Interest rates are now heading downwards in the US. Where they go, the UK and Euroland cannot be far behind. Indeed the pips are squeaking in both the UK & Europe and the clamour for a relaxation of the squeeze is becoming deafening. Nobody wants the dollar, gold is on a charge. The reflationary rescue may take gold to the $1000 mark touted for several years. Japan, a massive part of the world economy and a manufacturing colossus has had 8 months of falling wages and it’s economy contracted by 0.3% in the second quarter. The strength of the Euro is hurting industry in Europe and it cannot stay high without causing extended problems.

Credit to companies and individuals needs reining in so that our collective indebtedness falls sharply.
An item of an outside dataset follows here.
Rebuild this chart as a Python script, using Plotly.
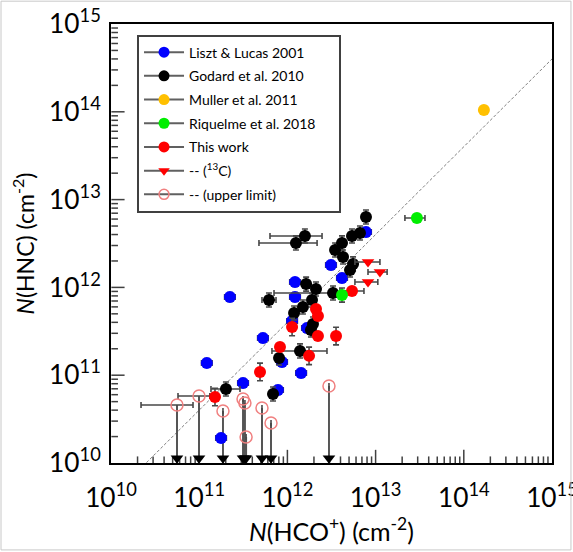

The house price collapse in the US is a prime example of the coming trend. Beware.

Commodities seem to be taking on safe-haven status. With their wide spread of base and precious metal assets it appears as if investors are buying mining shares in ever larger chunks driving companies such as BHP and Rio Tinto ever higher. It’s obviously not just the Chinese demand theory in operation now. Oil seems to be operating in a field of it’s own but is still in huge demand which is maintaining a very high price of crude. It’s dollar denominated status is causing a lot of the froth and tightness in refining capacity and crude supply is not easing natural constraints particularly in the US.

Mobius club are again heavily in cash. Probably a good position but more by luck than judgement. Much of our portfolios have hit S/L’s and been sold. The survivors are like gold dust and possibly candidates for doubling up. Umeco, Senoir and others are in fine fettle so far. We need to be ready to move funds into safe and promising sectors when the market is adjudged to have settled. My favourite share at present is Persimmon and the club has made profits in the past using it but it is now back to the price it held in early 2006 and is surely a bargain. No guarantee that it will not fall a bit further but within a year or two it should show a healthy profit.

Of course there are plenty of fish in the sea and mechanical selection is the flavour of choice for members just now. The problem is that we have lost money over the last few months and sometimes a share suggested does not come up to expectations. Several dead ducks have got themselves on to the buy list so sector selection is probably a move we should research further. Our UV could do with another boost to refund our cash assets again.

Recent purchases like Creston and TT Technologies have time to show their worth but personally I fear that one or the other may be a mistimed entry. Time will tell. Hamworthy should reward our faith and Tanfield could do well for us if and when we decide to repurchase.

Martin Longman - Acknowledgements to Daily Telegraph and FT.